▶ Job
Produce nothing but an exact copy of the lines from the one containing "Output the web" through the one containing "const allSens = [sensCTHRC1, sensSERPINE1, sensUPK1B, sensVCAN];", and do not carry over pictures.
-=-=-
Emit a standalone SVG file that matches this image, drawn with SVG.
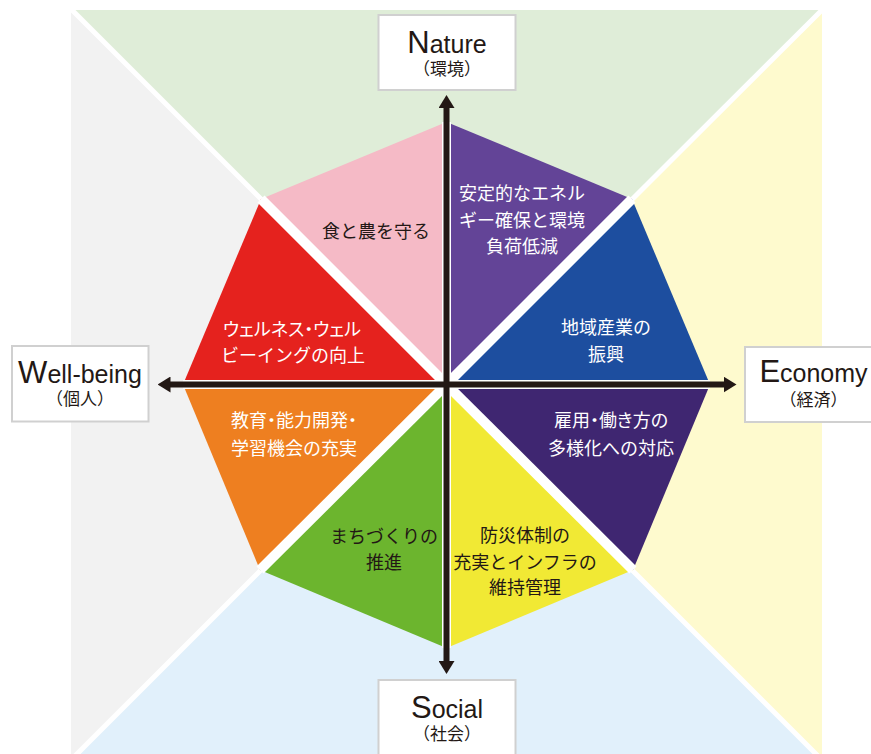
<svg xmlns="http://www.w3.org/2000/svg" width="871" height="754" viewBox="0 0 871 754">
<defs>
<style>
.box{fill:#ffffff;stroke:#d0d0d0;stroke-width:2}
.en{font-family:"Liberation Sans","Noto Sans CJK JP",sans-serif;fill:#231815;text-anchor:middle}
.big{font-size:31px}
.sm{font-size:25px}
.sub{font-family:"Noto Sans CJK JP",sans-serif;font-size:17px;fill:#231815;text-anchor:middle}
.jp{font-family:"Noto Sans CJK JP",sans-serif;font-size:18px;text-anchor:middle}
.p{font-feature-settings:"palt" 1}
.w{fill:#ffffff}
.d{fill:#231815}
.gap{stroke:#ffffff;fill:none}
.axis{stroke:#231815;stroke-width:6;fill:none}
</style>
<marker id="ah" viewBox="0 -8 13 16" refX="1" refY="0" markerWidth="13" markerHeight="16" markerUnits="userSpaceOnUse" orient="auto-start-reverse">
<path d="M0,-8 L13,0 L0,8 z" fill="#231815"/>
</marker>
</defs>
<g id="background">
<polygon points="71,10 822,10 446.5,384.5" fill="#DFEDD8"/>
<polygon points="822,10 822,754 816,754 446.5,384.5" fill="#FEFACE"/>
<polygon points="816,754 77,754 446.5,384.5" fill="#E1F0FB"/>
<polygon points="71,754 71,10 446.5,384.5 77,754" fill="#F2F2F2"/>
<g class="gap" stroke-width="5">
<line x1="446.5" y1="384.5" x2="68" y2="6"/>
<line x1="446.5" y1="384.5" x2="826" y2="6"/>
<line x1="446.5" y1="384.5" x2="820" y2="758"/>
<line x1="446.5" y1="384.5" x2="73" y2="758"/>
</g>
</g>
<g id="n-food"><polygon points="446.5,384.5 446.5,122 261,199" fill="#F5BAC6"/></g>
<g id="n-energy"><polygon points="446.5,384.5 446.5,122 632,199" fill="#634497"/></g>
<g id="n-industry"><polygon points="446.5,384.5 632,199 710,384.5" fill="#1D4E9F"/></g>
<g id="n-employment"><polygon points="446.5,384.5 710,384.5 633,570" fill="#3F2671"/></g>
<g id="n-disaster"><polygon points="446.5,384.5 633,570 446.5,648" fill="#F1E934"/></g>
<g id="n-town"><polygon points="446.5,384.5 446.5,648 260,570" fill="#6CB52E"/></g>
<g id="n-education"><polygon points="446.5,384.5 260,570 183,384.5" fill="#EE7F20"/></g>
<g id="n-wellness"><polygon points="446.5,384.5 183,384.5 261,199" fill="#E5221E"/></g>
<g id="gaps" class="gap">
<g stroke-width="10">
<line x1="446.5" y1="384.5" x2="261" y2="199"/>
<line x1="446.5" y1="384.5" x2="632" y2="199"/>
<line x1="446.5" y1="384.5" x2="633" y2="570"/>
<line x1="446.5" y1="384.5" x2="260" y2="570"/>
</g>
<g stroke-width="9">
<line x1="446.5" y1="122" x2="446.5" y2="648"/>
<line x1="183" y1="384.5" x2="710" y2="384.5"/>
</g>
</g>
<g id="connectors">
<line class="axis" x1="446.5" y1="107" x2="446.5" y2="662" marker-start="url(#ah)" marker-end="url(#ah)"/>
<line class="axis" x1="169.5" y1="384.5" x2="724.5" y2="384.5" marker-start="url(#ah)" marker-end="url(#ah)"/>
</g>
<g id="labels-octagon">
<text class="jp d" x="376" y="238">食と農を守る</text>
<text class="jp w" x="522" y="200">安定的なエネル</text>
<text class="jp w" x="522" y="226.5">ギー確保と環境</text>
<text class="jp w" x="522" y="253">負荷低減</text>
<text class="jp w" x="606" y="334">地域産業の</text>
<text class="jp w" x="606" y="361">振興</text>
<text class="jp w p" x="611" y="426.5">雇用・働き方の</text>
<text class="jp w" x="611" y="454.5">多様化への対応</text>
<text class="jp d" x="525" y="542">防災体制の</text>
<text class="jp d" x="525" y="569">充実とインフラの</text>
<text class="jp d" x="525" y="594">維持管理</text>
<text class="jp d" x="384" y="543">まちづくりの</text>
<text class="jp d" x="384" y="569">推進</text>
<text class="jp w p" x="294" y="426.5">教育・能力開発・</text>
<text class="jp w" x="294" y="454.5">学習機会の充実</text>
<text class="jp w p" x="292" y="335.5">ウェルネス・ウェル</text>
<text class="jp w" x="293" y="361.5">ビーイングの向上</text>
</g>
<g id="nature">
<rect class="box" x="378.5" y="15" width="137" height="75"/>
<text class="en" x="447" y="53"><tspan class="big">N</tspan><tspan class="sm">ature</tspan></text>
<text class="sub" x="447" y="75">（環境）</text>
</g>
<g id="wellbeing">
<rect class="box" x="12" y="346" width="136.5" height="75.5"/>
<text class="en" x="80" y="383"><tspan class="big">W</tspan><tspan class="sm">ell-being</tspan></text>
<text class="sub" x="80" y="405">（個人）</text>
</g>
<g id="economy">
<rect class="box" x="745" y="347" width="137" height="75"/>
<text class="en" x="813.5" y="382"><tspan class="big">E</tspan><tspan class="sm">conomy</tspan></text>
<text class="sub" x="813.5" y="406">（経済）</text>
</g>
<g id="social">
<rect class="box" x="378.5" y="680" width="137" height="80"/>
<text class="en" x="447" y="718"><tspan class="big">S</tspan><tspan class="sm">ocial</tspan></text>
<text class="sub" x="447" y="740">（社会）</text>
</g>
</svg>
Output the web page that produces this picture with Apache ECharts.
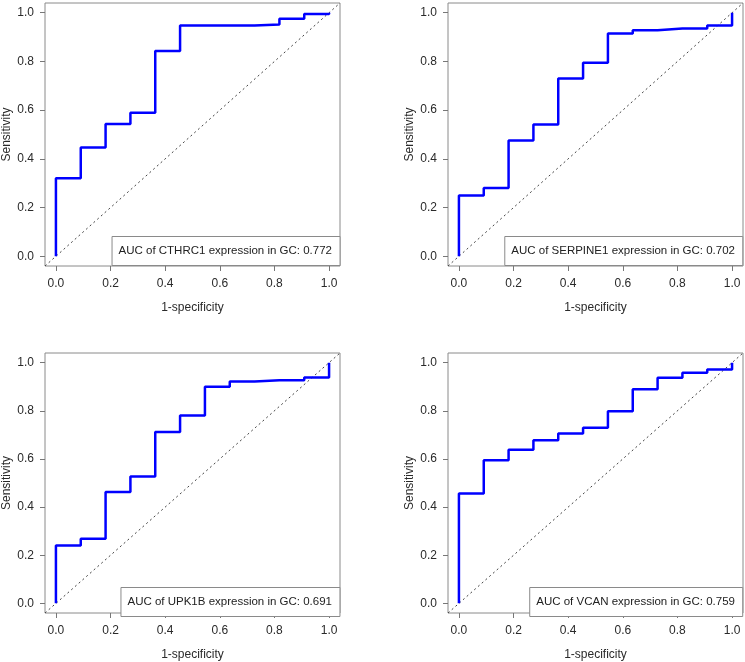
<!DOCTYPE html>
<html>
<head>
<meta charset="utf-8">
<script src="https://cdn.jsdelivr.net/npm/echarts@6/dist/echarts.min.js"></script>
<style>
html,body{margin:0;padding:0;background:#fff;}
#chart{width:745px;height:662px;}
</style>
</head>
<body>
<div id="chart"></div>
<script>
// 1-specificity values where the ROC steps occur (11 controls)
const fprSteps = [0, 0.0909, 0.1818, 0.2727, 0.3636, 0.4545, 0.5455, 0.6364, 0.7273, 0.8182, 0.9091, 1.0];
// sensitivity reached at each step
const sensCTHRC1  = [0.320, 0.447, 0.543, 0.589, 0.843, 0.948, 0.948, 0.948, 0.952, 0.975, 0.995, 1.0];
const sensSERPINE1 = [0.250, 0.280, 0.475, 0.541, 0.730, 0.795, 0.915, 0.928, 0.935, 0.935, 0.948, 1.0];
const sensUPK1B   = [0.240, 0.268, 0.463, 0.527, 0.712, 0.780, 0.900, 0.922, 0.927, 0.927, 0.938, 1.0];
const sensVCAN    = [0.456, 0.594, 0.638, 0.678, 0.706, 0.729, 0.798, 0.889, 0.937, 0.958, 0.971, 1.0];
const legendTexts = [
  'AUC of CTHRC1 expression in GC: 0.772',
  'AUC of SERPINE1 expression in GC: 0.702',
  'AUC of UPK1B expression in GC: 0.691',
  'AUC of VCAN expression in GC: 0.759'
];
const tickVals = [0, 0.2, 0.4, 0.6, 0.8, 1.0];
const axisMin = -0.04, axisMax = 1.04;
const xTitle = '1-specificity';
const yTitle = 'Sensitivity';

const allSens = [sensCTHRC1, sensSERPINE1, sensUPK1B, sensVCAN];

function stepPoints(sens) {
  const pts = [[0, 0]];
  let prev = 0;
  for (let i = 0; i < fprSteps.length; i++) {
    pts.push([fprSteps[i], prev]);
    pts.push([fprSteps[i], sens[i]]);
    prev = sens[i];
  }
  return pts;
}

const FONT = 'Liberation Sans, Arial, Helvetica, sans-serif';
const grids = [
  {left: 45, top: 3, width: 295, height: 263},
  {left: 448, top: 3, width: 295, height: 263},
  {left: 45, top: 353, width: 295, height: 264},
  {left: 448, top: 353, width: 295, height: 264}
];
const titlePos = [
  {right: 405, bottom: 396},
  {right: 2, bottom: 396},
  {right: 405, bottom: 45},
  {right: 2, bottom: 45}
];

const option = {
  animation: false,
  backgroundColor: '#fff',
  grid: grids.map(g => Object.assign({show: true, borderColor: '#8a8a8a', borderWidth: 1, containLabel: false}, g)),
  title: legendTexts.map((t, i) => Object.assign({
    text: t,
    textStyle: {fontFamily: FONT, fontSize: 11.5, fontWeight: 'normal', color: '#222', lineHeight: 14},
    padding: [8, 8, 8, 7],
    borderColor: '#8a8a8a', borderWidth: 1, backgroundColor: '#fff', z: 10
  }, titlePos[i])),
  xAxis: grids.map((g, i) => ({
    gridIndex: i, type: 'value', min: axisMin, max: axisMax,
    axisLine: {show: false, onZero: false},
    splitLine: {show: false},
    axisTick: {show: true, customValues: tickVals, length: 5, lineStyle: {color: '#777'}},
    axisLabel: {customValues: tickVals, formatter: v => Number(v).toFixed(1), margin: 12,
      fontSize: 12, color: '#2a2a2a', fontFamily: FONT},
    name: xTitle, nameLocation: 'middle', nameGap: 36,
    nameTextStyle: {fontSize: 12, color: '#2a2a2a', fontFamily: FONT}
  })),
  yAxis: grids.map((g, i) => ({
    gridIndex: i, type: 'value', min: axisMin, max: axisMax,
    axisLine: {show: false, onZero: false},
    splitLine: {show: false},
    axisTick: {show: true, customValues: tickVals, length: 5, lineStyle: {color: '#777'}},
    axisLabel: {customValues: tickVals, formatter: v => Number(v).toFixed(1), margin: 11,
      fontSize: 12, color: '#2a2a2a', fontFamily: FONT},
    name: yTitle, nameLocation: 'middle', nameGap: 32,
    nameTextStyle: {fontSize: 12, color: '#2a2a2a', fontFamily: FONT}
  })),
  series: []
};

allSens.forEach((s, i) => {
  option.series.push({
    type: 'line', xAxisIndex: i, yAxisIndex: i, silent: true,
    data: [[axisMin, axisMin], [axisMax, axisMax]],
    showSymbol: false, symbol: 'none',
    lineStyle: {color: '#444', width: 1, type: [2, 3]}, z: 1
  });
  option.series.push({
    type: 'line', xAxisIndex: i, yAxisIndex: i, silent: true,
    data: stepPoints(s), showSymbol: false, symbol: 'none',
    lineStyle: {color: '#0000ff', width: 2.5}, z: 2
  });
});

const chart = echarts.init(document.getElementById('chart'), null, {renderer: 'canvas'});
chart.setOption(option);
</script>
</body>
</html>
-=-=-
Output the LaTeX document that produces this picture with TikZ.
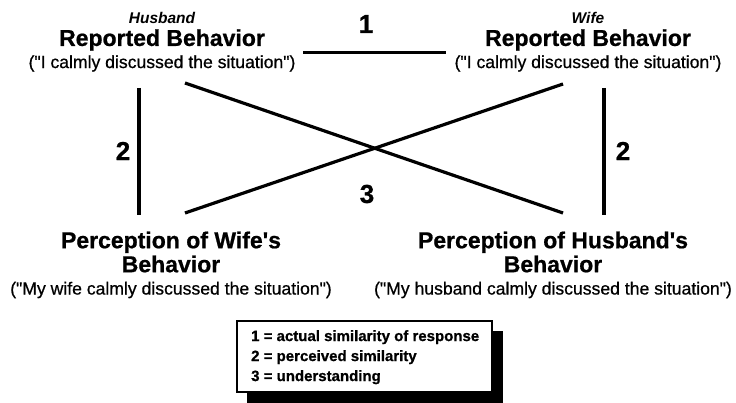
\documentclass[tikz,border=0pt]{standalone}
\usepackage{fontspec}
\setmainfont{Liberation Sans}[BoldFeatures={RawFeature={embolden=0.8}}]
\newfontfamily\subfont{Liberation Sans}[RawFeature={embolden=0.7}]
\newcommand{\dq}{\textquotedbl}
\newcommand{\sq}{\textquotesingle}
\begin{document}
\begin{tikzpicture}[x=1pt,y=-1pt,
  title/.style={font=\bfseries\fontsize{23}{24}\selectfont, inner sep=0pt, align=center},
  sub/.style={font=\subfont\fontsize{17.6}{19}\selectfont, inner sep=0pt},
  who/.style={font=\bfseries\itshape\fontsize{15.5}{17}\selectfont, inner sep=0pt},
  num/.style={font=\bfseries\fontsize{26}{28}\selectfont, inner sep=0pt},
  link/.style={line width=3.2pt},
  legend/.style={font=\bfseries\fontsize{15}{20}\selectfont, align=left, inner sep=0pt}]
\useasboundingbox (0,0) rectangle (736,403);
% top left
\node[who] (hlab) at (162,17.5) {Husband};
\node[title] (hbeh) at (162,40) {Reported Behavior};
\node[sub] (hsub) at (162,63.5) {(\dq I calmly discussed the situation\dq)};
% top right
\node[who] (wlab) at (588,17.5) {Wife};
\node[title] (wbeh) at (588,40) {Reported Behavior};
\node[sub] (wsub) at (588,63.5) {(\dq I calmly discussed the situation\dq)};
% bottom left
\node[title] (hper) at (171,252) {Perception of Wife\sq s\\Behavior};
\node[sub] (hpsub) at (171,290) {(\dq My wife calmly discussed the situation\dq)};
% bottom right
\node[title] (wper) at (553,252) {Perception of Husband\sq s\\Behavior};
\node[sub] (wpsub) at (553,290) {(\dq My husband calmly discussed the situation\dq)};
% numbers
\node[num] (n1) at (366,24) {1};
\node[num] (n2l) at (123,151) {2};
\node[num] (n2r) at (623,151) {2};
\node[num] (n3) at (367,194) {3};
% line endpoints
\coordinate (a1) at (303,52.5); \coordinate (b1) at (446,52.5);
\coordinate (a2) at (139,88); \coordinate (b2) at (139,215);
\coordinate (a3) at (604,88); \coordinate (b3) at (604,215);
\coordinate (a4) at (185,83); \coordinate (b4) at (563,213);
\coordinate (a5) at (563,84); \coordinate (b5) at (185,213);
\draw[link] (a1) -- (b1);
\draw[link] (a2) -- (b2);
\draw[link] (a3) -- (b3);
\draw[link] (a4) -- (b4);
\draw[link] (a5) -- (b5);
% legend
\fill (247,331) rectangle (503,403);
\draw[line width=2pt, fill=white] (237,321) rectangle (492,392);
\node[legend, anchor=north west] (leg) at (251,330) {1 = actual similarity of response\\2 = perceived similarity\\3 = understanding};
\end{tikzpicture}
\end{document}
-=-=-
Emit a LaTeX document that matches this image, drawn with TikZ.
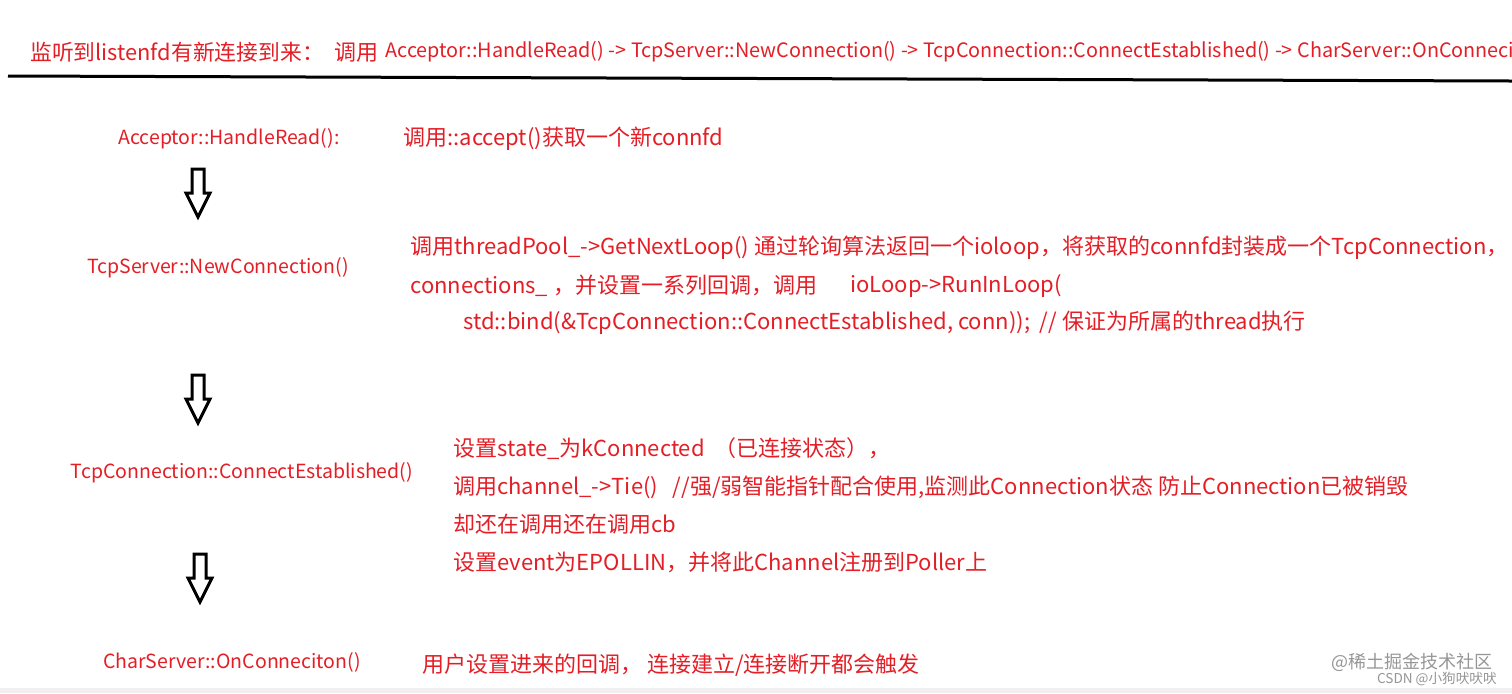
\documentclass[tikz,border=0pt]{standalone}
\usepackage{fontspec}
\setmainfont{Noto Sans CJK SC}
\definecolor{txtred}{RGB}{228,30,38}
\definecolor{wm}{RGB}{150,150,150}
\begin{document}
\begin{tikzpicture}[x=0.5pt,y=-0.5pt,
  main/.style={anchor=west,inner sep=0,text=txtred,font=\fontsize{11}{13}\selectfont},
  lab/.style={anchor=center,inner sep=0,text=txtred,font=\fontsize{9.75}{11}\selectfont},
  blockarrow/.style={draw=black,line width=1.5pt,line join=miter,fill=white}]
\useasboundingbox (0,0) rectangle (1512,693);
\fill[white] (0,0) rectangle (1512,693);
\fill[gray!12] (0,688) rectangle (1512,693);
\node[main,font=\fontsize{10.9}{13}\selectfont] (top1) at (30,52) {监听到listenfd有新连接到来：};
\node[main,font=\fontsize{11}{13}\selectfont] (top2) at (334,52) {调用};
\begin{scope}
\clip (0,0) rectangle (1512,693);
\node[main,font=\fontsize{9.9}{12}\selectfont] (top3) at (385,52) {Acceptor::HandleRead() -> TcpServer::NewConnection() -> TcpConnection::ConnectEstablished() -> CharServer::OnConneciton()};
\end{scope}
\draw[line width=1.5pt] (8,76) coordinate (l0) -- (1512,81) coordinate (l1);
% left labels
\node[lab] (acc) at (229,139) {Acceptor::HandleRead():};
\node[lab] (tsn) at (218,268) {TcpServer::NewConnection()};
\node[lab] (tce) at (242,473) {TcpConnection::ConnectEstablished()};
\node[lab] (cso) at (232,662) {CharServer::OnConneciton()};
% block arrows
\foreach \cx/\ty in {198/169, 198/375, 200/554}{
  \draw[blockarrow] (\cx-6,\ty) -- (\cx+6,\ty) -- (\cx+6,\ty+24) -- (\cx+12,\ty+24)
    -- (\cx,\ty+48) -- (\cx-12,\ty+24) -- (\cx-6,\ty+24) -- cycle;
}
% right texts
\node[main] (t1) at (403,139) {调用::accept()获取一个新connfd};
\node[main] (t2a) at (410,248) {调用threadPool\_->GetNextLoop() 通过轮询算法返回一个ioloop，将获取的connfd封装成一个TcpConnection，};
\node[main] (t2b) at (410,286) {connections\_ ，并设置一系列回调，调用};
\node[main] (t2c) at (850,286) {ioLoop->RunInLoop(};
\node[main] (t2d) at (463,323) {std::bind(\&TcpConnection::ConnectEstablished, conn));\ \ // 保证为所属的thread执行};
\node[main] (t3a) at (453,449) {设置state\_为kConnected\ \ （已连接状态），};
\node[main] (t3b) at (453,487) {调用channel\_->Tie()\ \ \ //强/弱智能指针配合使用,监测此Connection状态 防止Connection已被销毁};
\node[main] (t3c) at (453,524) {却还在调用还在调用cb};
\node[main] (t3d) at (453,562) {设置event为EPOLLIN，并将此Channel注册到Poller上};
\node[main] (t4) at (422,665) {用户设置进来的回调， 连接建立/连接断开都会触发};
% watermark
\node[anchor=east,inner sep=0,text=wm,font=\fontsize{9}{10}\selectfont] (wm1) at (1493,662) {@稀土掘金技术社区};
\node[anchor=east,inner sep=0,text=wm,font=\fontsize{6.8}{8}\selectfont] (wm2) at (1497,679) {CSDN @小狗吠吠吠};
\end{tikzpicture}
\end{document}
-=-=-
▶ Task solution
Output the web page that produces this picture with Apache ECharts.
<!DOCTYPE html>
<html>
<head>
<meta charset="utf-8">
<script src="https://cdn.jsdelivr.net/npm/echarts@6/dist/echarts.min.js"></script>
<style>
html,body{margin:0;padding:0;background:#fff;}
#chart{width:745px;height:662px;}
</style>
</head>
<body>
<div id="chart"></div>
<script>
// 1-specificity values where the ROC steps occur (11 controls)
const fprSteps = [0, 0.0909, 0.1818, 0.2727, 0.3636, 0.4545, 0.5455, 0.6364, 0.7273, 0.8182, 0.9091, 1.0];
// sensitivity reached at each step
const sensCTHRC1  = [0.320, 0.447, 0.543, 0.589, 0.843, 0.948, 0.948, 0.948, 0.952, 0.975, 0.995, 1.0];
const sensSERPINE1 = [0.250, 0.280, 0.475, 0.541, 0.730, 0.795, 0.915, 0.928, 0.935, 0.935, 0.948, 1.0];
const sensUPK1B   = [0.240, 0.268, 0.463, 0.527, 0.712, 0.780, 0.900, 0.922, 0.927, 0.927, 0.938, 1.0];
const sensVCAN    = [0.456, 0.594, 0.638, 0.678, 0.706, 0.729, 0.798, 0.889, 0.937, 0.958, 0.971, 1.0];
const legendTexts = [
  'AUC of CTHRC1 expression in GC: 0.772',
  'AUC of SERPINE1 expression in GC: 0.702',
  'AUC of UPK1B expression in GC: 0.691',
  'AUC of VCAN expression in GC: 0.759'
];
const tickVals = [0, 0.2, 0.4, 0.6, 0.8, 1.0];
const axisMin = -0.04, axisMax = 1.04;
const xTitle = '1-specificity';
const yTitle = 'Sensitivity';

const allSens = [sensCTHRC1, sensSERPINE1, sensUPK1B, sensVCAN];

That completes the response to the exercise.